Recorded data
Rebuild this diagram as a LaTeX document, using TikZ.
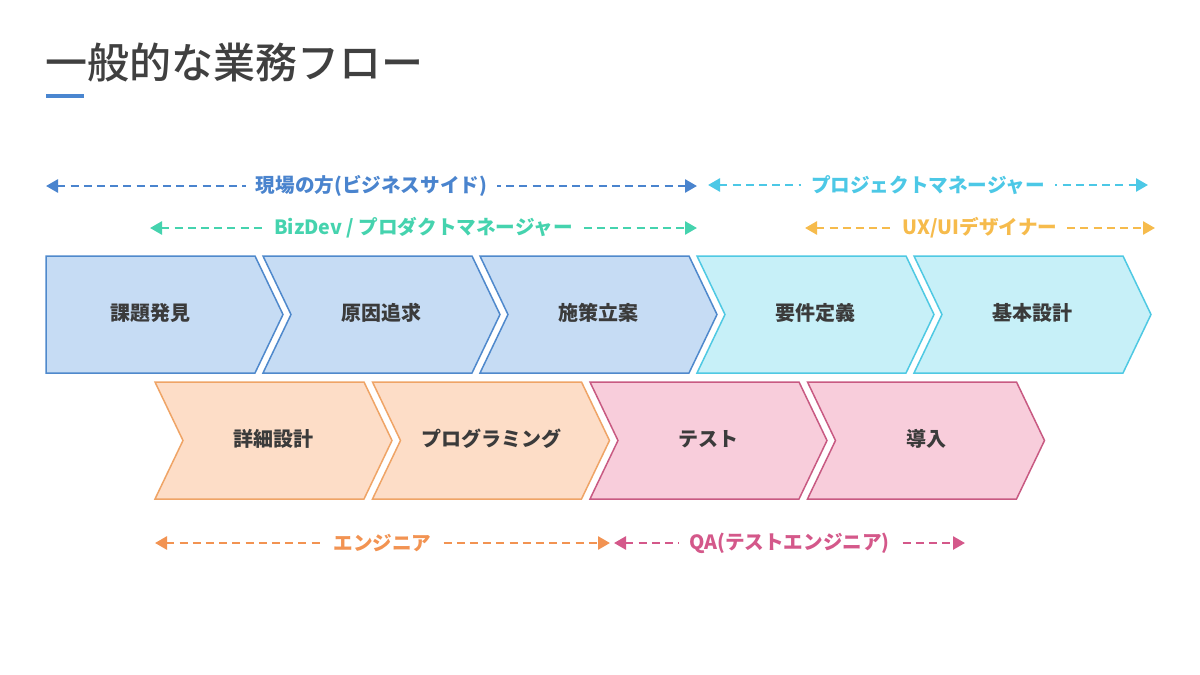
\documentclass[tikz,border=0pt]{standalone}
\usepackage{fontspec}
\setmainfont{Noto Sans CJK JP}
\newfontfamily\titlefont{Noto Sans CJK JP Medium}
\usepackage{xcolor}
\usepackage{tikz}
\usetikzlibrary{arrows.meta}

\definecolor{titlegray}{HTML}{404040}
\definecolor{labelgray}{HTML}{3B3B3B}
\definecolor{barblue}{HTML}{4A86D0}
\definecolor{bizfill}{HTML}{C6DCF4}
\definecolor{bizline}{HTML}{4F89CC}
\definecolor{pmfill}{HTML}{C7F0F8}
\definecolor{pmline}{HTML}{4FC9E3}
\definecolor{engfill}{HTML}{FDDDC7}
\definecolor{engline}{HTML}{EFA466}
\definecolor{qafill}{HTML}{F8CDDB}
\definecolor{qaline}{HTML}{C85A82}
\definecolor{genbacol}{HTML}{4A84CE}
\definecolor{bizdevcol}{HTML}{45D3AE}
\definecolor{pmcol}{HTML}{4CC8E6}
\definecolor{uxcol}{HTML}{F6BB4C}
\definecolor{engcol}{HTML}{F29352}
\definecolor{qacol}{HTML}{D4588A}

\begin{document}
\begin{tikzpicture}[x=0.5pt, y=-0.5pt,
    chevron/.style={line width=0.75pt, line join=miter},
    boxlabel/.style={font=\fontsize{10}{12}\selectfont\bfseries, text=labelgray},
    rolearrow/.style={line width=1.3pt, dash pattern=on 4pt off 2.6pt,
        {Triangle[length=6pt, width=6.5pt]}-{Triangle[length=6pt, width=6.5pt]}},
    rolelabel/.style={font=\fontsize{9.8}{12}\selectfont\bfseries, fill=white,
        inner xsep=5pt, inner ysep=1pt}]

    % Canvas
    \fill[white] (0,0) rectangle (1200,675);
    \useasboundingbox (0,0) rectangle (1200,675);

    % Title
    \node[anchor=west, inner sep=0, text=titlegray,
        font=\fontsize{21}{24}\titlefont] (title) at (45,63) {一般的な業務フロー};
    \fill[barblue] (46,94) rectangle (84,98);

    % Upper row of steps
    \foreach \i/\n/\lab/\fc/\dc in {0/0/課題発見/bizfill/bizline,
                                   1/28/原因追求/bizfill/bizline,
                                   2/28/施策立案/bizfill/bizline,
                                   3/28/要件定義/pmfill/pmline,
                                   4/28/基本設計/pmfill/pmline}
    {
        \pgfmathsetmacro{\L}{46+217*\i}
        \pgfmathsetmacro{\C}{\L+(\n+209)/2}
        \draw[chevron, fill=\fc, draw=\dc] (\L,256) -- ++(209,0) -- ++(28,58.5)
            -- ++(-28,58.5) -- (\L,373) -- ++(\n,-58.5) -- cycle;
        \node[boxlabel] (up\i) at (\C,313) {\lab};
    }

    % Lower row of steps
    \foreach \i/\lab/\fc/\dc in {0/詳細設計/engfill/engline,
                                1/プログラミング/engfill/engline,
                                2/テスト/qafill/qaline,
                                3/導入/qafill/qaline}
    {
        \pgfmathsetmacro{\L}{155+217.5*\i}
        \pgfmathsetmacro{\C}{\L+(28+209)/2}
        \draw[chevron, fill=\fc, draw=\dc] (\L,382) -- ++(209,0) -- ++(28,58.5)
            -- ++(-28,58.5) -- (\L,499) -- ++(28,-58.5) -- cycle;
        \node[boxlabel] (low\i) at (\C,439) {\lab};
    }

    % Roles
    \coordinate (genbaL) at (46,186);
    \coordinate (genbaR) at (697,186);
    \coordinate (pmL) at (708,185);
    \coordinate (pmR) at (1148,185);
    \coordinate (bizdevL) at (150,228);
    \coordinate (bizdevR) at (697,228);
    \coordinate (uxL) at (805,228);
    \coordinate (uxR) at (1155,228);
    \coordinate (engL) at (155,543);
    \coordinate (engR) at (610,543);
    \coordinate (qaL) at (614,543);
    \coordinate (qaR) at (965,543);

    \draw[rolearrow, genbacol] (genbaL) -- node[rolelabel, text=genbacol] (genba) {現場の方(ビジネスサイド)} (genbaR);
    \draw[rolearrow, pmcol] (pmL) -- node[rolelabel, text=pmcol] (pm) {プロジェクトマネージャー} (pmR);
    \draw[rolearrow, bizdevcol] (bizdevL) -- node[rolelabel, text=bizdevcol] (bizdev) {BizDev / プロダクトマネージャー} (bizdevR);
    \draw[rolearrow, uxcol] (uxL) -- node[rolelabel, text=uxcol] (ux) {UX/UIデザイナー} (uxR);
    \draw[rolearrow, engcol] (engL) -- node[rolelabel, text=engcol] (eng) {エンジニア} (engR);
    \draw[rolearrow, qacol] (qaL) -- node[rolelabel, text=qacol] (qa) {QA(テストエンジニア)} (qaR);
\end{tikzpicture}
\end{document}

Problem details
Omit the pictures, then output the rest of the listing exactly.

Written answer
Rebuild this diagram as a LaTeX document, using TikZ.
\documentclass[tikz,border=0pt]{standalone}
\usepackage{fontspec}
\setmainfont{Noto Sans CJK JP}
\newfontfamily\titlefont{Noto Sans CJK JP Medium}
\usepackage{xcolor}
\usepackage{tikz}
\usetikzlibrary{arrows.meta}

\definecolor{titlegray}{HTML}{404040}
\definecolor{labelgray}{HTML}{3B3B3B}
\definecolor{barblue}{HTML}{4A86D0}
\definecolor{bizfill}{HTML}{C6DCF4}
\definecolor{bizline}{HTML}{4F89CC}
\definecolor{pmfill}{HTML}{C7F0F8}
\definecolor{pmline}{HTML}{4FC9E3}
\definecolor{engfill}{HTML}{FDDDC7}
\definecolor{engline}{HTML}{EFA466}
\definecolor{qafill}{HTML}{F8CDDB}
\definecolor{qaline}{HTML}{C85A82}
\definecolor{genbacol}{HTML}{4A84CE}
\definecolor{bizdevcol}{HTML}{45D3AE}
\definecolor{pmcol}{HTML}{4CC8E6}
\definecolor{uxcol}{HTML}{F6BB4C}
\definecolor{engcol}{HTML}{F29352}
\definecolor{qacol}{HTML}{D4588A}

\begin{document}
\begin{tikzpicture}[x=0.5pt, y=-0.5pt,
    chevron/.style={line width=0.75pt, line join=miter},
    boxlabel/.style={font=\fontsize{10}{12}\selectfont\bfseries, text=labelgray},
    rolearrow/.style={line width=1.3pt, dash pattern=on 4pt off 2.6pt,
        {Triangle[length=6pt, width=6.5pt]}-{Triangle[length=6pt, width=6.5pt]}},
    rolelabel/.style={font=\fontsize{9.8}{12}\selectfont\bfseries, fill=white,
        inner xsep=5pt, inner ysep=1pt}]

    % Canvas
    \fill[white] (0,0) rectangle (1200,675);
    \useasboundingbox (0,0) rectangle (1200,675);

    % Title
    \node[anchor=west, inner sep=0, text=titlegray,
        font=\fontsize{21}{24}\titlefont] (title) at (45,63) {一般的な業務フロー};
    \fill[barblue] (46,94) rectangle (84,98);

    % Upper row of steps
    \foreach \i/\n/\lab/\fc/\dc in {0/0/課題発見/bizfill/bizline,
                                   1/28/原因追求/bizfill/bizline,
                                   2/28/施策立案/bizfill/bizline,
                                   3/28/要件定義/pmfill/pmline,
                                   4/28/基本設計/pmfill/pmline}
    {
        \pgfmathsetmacro{\L}{46+217*\i}
        \pgfmathsetmacro{\C}{\L+(\n+209)/2}
        \draw[chevron, fill=\fc, draw=\dc] (\L,256) -- ++(209,0) -- ++(28,58.5)
            -- ++(-28,58.5) -- (\L,373) -- ++(\n,-58.5) -- cycle;
        \node[boxlabel] (up\i) at (\C,313) {\lab};
    }

    % Lower row of steps
    \foreach \i/\lab/\fc/\dc in {0/詳細設計/engfill/engline,
                                1/プログラミング/engfill/engline,
                                2/テスト/qafill/qaline,
                                3/導入/qafill/qaline}
    {
        \pgfmathsetmacro{\L}{155+217.5*\i}
        \pgfmathsetmacro{\C}{\L+(28+209)/2}
        \draw[chevron, fill=\fc, draw=\dc] (\L,382) -- ++(209,0) -- ++(28,58.5)
            -- ++(-28,58.5) -- (\L,499) -- ++(28,-58.5) -- cycle;
        \node[boxlabel] (low\i) at (\C,439) {\lab};
    }

    % Roles
    \coordinate (genbaL) at (46,186);
    \coordinate (genbaR) at (697,186);
    \coordinate (pmL) at (708,185);
    \coordinate (pmR) at (1148,185);
    \coordinate (bizdevL) at (150,228);
    \coordinate (bizdevR) at (697,228);
    \coordinate (uxL) at (805,228);
    \coordinate (uxR) at (1155,228);
    \coordinate (engL) at (155,543);
    \coordinate (engR) at (610,543);
    \coordinate (qaL) at (614,543);
    \coordinate (qaR) at (965,543);

    \draw[rolearrow, genbacol] (genbaL) -- node[rolelabel, text=genbacol] (genba) {現場の方(ビジネスサイド)} (genbaR);
    \draw[rolearrow, pmcol] (pmL) -- node[rolelabel, text=pmcol] (pm) {プロジェクトマネージャー} (pmR);
    \draw[rolearrow, bizdevcol] (bizdevL) -- node[rolelabel, text=bizdevcol] (bizdev) {BizDev / プロダクトマネージャー} (bizdevR);
    \draw[rolearrow, uxcol] (uxL) -- node[rolelabel, text=uxcol] (ux) {UX/UIデザイナー} (uxR);
    \draw[rolearrow, engcol] (engL) -- node[rolelabel, text=engcol] (eng) {エンジニア} (engR);
    \draw[rolearrow, qacol] (qaL) -- node[rolelabel, text=qacol] (qa) {QA(テストエンジニア)} (qaR);
\end{tikzpicture}
\end{document}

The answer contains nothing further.